Renown atheist, Richard Dawkins, puts it this way :
Now one might be forgiven for not realising this, as Dawkins is quite dismissive of the fine-tuning argument. He states the problem correctly: "Physicists have calculated that, if the laws and constants of physics had been even slightly different, the universe would have developed in such a way that life would have been impossible."... Dawkins concludes, "As ever, the theist"s answer is deeply unsatisfying, because it leaves the existence of God unexplained. A God capable of calculating the Goldilocks values " would have to be at least as improbable as the finely tuned combination of numbers itself, and that is very improbable indeed." He is left marvelling at the number of people, who seem genuinely satisfied by the "Divine Knob-Twiddler" argument, as he crudely puts it.
Dawkins himself affirms that Christians, at the least, have given reasons to believe in a G-d, even if they leave room for reasonable doubt.
I honestly don't follow Pro's logic in asserting that G-d creating the laws of nature is a contradiction. Pro has affirmed that the laws of nature, not G-d, created the universe. Under a belief in deism, which was commonly held by many great minds including Albert Einstein, G-d created the universe and its laws which set the universe in motion. Pro didn't prove that the law of nature could have created EVERYTHING we observe, thus his statement is an assertion of bias, not fact. There was no statement that G-d created a random universe, as Pro claims.

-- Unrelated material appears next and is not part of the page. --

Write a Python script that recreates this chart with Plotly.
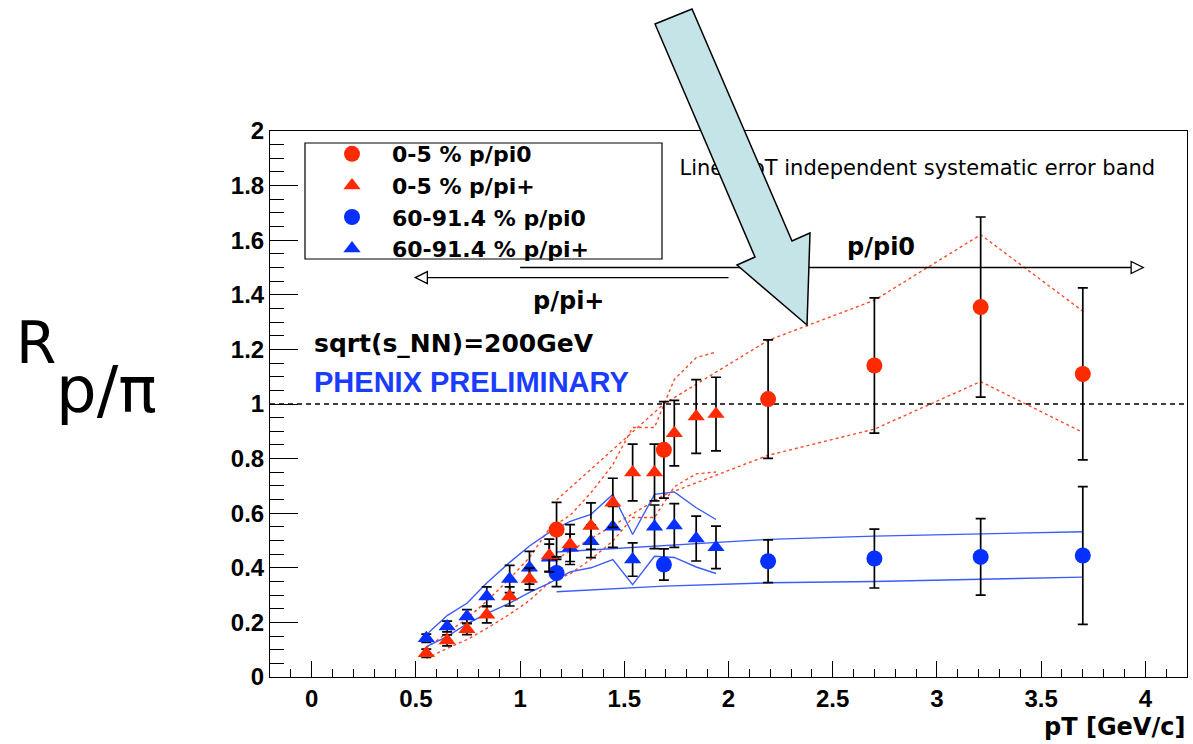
import plotly.graph_objects as go

# ---------------- data ----------------
# 0-5 % and 60-91.4 % p/pi0 (circles)
pt_pi0 = [1.175, 1.69, 2.19, 2.70, 3.21, 3.70]
central_pi0 = [0.540, 0.832, 1.018, 1.141, 1.355, 1.110]
central_pi0_err = [0.100, 0.177, 0.217, 0.248, 0.330, 0.315]
periph_pi0 = [0.381, 0.412, 0.424, 0.434, 0.440, 0.445]
periph_pi0_err = [0.050, 0.057, 0.078, 0.108, 0.140, 0.252]

# 0-5 % p/pi+ (red triangles)
pt_pip = [0.55, 0.65, 0.745, 0.84, 0.95, 1.045, 1.14, 1.24, 1.34, 1.445, 1.54, 1.645, 1.74, 1.845, 1.94]
central_pip = [0.087, 0.134, 0.175, 0.228, 0.295, 0.359, 0.445, 0.485, 0.553, 0.638, 0.749, 0.749, 0.893, 0.954, 0.963]
central_pip_err = [0.015, 0.02, 0.02, 0.03, 0.035, 0.04, 0.06, 0.073, 0.085, 0.09, 0.104, 0.104, 0.12, 0.135, 0.135]

# 60-91.4 % p/pi+ (blue triangles)
periph_pip = [0.142, 0.185, 0.222, 0.295, 0.359, 0.400, 0.437, 0.473, 0.497, 0.550, 0.430, 0.550, 0.555, 0.507, 0.475]
periph_pip_err = [0.015, 0.02, 0.025, 0.035, 0.05, 0.06, 0.05, 0.05, 0.06, 0.075, 0.061, 0.08, 0.08, 0.082, 0.078]

# systematic error bands
central_pi0_band_hi = [0.648, 1.000, 1.233, 1.380, 1.620, 1.340]
central_pi0_band_lo = [0.432, 0.666, 0.812, 0.908, 1.082, 0.896]
periph_pi0_band_hi = [0.458, 0.482, 0.504, 0.516, 0.524, 0.532]
periph_pi0_band_lo = [0.312, 0.333, 0.345, 0.350, 0.358, 0.366]
central_pip_band_hi = [0.106, 0.163, 0.214, 0.278, 0.360, 0.438, 0.543, 0.592, 0.675, 0.778, 0.914, 0.914, 1.090, 1.170, 1.190]
central_pip_band_lo = [0.068, 0.105, 0.137, 0.178, 0.230, 0.280, 0.347, 0.378, 0.431, 0.498, 0.584, 0.584, 0.697, 0.744, 0.751]
periph_pip_band_hi = [0.155, 0.225, 0.270, 0.344, 0.420, 0.480, 0.530, 0.570, 0.596, 0.669, 0.522, 0.669, 0.678, 0.620, 0.577]
periph_pip_band_lo = [0.111, 0.148, 0.195, 0.232, 0.271, 0.310, 0.344, 0.385, 0.400, 0.430, 0.338, 0.442, 0.438, 0.403, 0.379]

legend_names = ["0-5 % p/pi0", "0-5 % p/pi+", "60-91.4 % p/pi0", "60-91.4 % p/pi+"]

# ---------------- style ----------------
RED = "#ff2a00"
BLUE = "#0530ff"
RED_BAND = "#ff4a2a"
BLUE_BAND = "#3a5cff"
FONT = "Liberation Sans"
WIDE = "DejaVu Sans"

W, H = 1193, 744
L, R, T, B = 270, 6, 131, 67
PW, PH = W - L - R, H - T - B


def pxx(px):
    return (px - L) / PW


def pxy(py):
    return (H - B - py) / PH


fig = go.Figure()

# bands
for xs, ys, col, dash in [
    (pt_pip, central_pip_band_hi, RED_BAND, "3px,3px"),
    (pt_pip, central_pip_band_lo, RED_BAND, "3px,3px"),
    (pt_pi0, central_pi0_band_hi, RED_BAND, "3px,3px"),
    (pt_pi0, central_pi0_band_lo, RED_BAND, "3px,3px"),
    (pt_pip, periph_pip_band_hi, BLUE_BAND, "solid"),
    (pt_pip, periph_pip_band_lo, BLUE_BAND, "solid"),
    (pt_pi0, periph_pi0_band_hi, BLUE_BAND, "solid"),
    (pt_pi0, periph_pi0_band_lo, BLUE_BAND, "solid"),
]:
    fig.add_trace(go.Scatter(x=xs, y=ys, mode="lines", showlegend=False, hoverinfo="skip",
                             line=dict(color=col, width=1.4, dash=dash)))

err_style = dict(type="data", color="black", thickness=1.7, width=5)

fig.add_trace(go.Scatter(x=pt_pip, y=periph_pip, mode="markers", name=legend_names[3], legendrank=4,
                         marker=dict(symbol="triangle-up", size=15, color=BLUE),
                         error_y=dict(array=periph_pip_err, **err_style)))
fig.add_trace(go.Scatter(x=pt_pi0, y=periph_pi0, mode="markers", name=legend_names[2], legendrank=3,
                         marker=dict(symbol="circle", size=16, color=BLUE),
                         error_y=dict(array=periph_pi0_err, **err_style)))
fig.add_trace(go.Scatter(x=pt_pip, y=central_pip, mode="markers", name=legend_names[1], legendrank=2,
                         marker=dict(symbol="triangle-up", size=15, color=RED),
                         error_y=dict(array=central_pip_err, **err_style)))
fig.add_trace(go.Scatter(x=pt_pi0, y=central_pi0, mode="markers", name=legend_names[0], legendrank=1,
                         marker=dict(symbol="circle", size=16, color=RED),
                         error_y=dict(array=central_pi0_err, **err_style)))

# text partly hidden under the big arrow
fig.add_trace(go.Scatter(x=[1.765], y=[1.858], mode="text", showlegend=False, hoverinfo="skip",
                         text=["Linear pT independent systematic error band"], textposition="middle right",
                         textfont=dict(family=WIDE, size=21, color="black")))

shapes = []
# dashed reference line at 1
shapes.append(dict(type="line", xref="paper", yref="y", x0=0, x1=1, y0=1, y1=1,
                   line=dict(color="black", width=1.3, dash="5px,4px"), layer="below"))
# p/pi0 and p/pi+ range arrows
ARR_PI0 = dict(x0=1.0, x1=3.99, y=1.50)
ARR_PIP = dict(x0=2.0, x1=0.497, y=1.463)
HEAD_L, HEAD_H = 0.058, 0.022
for a in (ARR_PI0, ARR_PIP):
    sgn = 1 if a["x1"] > a["x0"] else -1
    base = a["x1"] - sgn * HEAD_L
    shapes.append(dict(type="line", xref="x", yref="y", x0=a["x0"], x1=base, y0=a["y"], y1=a["y"],
                       line=dict(color="black", width=1.3)))
    shapes.append(dict(type="path", xref="x", yref="y",
                       path=f"M {base},{a['y'] - HEAD_H} L {a['x1']},{a['y']} L {base},{a['y'] + HEAD_H} Z",
                       fillcolor="white", line=dict(color="black", width=1.3)))
# legend frame
LEG_BOX = (305, 143, 662, 259)
shapes.append(dict(type="rect", xref="paper", yref="paper",
                   x0=pxx(LEG_BOX[0]), x1=pxx(LEG_BOX[2]), y0=pxy(LEG_BOX[3]), y1=pxy(LEG_BOX[1]),
                   fillcolor="white", line=dict(color="black", width=1.2), layer="above"))
# big light-blue pointer arrow (decoration)
BIG_ARROW = [(655, 24), (692, 9), (792, 241), (810, 233), (807, 325), (737, 265), (755, 257)]
path = "M " + " L ".join(f"{pxx(x):.5f},{pxy(y):.5f}" for x, y in BIG_ARROW) + " Z"
shapes.append(dict(type="path", xref="paper", yref="paper", path=path,
                   fillcolor="#c5e4e8", line=dict(color="black", width=1.5), layer="above"))

annotations = [
    dict(text="p/pi0", x=2.73, y=1.575, xref="x", yref="y", showarrow=False,
         font=dict(family=WIDE, size=24, color="black", weight="bold")),
    dict(text="p/pi+", x=1.23, y=1.378, xref="x", yref="y", showarrow=False,
         font=dict(family=WIDE, size=24, color="black", weight="bold")),
    dict(text="sqrt(s_NN)=200GeV", x=0.0, y=1.22, xref="x", yref="y", xanchor="left", showarrow=False,
         font=dict(family=WIDE, size=25, color="black", weight="bold")),
    dict(text="PHENIX PRELIMINARY", x=0.0, y=1.081, xref="x", yref="y", xanchor="left", showarrow=False,
         font=dict(family=FONT, size=29, color="#1a3cff", weight="bold")),
    dict(text="pT [GeV/c]", x=1.0, y=pxy(727), xref="paper", yref="paper", xanchor="right",
         yanchor="middle", showarrow=False,
         font=dict(family=WIDE, size=24, color="black", weight="bold")),
    dict(text="R", x=pxx(14), y=pxy(343), xref="paper", yref="paper", xanchor="left", yanchor="middle",
         showarrow=False, font=dict(family=WIDE, size=58, color="black")),
    dict(text="p/π", x=pxx(54), y=pxy(390), xref="paper", yref="paper", xanchor="left", yanchor="middle",
         showarrow=False, font=dict(family=WIDE, size=64, color="black")),
]

fig.update_layout(
    width=W, height=H, margin=dict(l=L, r=R, t=T, b=B, autoexpand=False),
    paper_bgcolor="white", plot_bgcolor="white",
    font=dict(family=FONT, color="black"),
    shapes=shapes, annotations=annotations,
    showlegend=True,
    legend=dict(x=pxx(312), y=pxy(133), xanchor="left", yanchor="top",
                bgcolor="rgba(0,0,0,0)", borderwidth=0, itemwidth=70,
                font=dict(family=WIDE, size=22, color="black", weight="bold"),
                tracegroupgap=0),
)

fig.update_xaxes(range=[-0.2, 4.2], showline=True, mirror=True, linecolor="black", linewidth=1,
                 showgrid=False, zeroline=False, ticks="inside", ticklen=16, tickcolor="black",
                 tick0=0, dtick=0.5,
                 minor=dict(ticks="inside", ticklen=8, dtick=0.1, tick0=0, tickcolor="black", showgrid=False),
                 tickfont=dict(family=FONT, size=24, color="black", weight="bold"))
fig.update_yaxes(range=[0, 2], showline=True, mirror=True, linecolor="black", linewidth=1,
                 showgrid=False, zeroline=False, ticks="inside", ticklen=28, tickcolor="black",
                 tick0=0, dtick=0.2,
                 minor=dict(ticks="inside", ticklen=14, dtick=0.05, tick0=0, tickcolor="black", showgrid=False),
                 tickfont=dict(family=FONT, size=24, color="black", weight="bold"))

fig.write_html("out.html")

Finally, Pro continues to assert absurd claims by stating that if the super natural interacted with the natural, we wouldn't be able to do science because of the interference. In this, Pro is also claiming that the super natural WOULD interfere in science experiments if it COULD do so. Science is based on repeatable experiments. If a super natural agent did influence our universe, we would not be able to go rerun the experiment. In fact, when someone dies, we use forensic science to determine how, and that is based on logic and reasoning. It isn't perfect science. Science can show how the natural interacts with itself, not how the super natural interacts with the natural.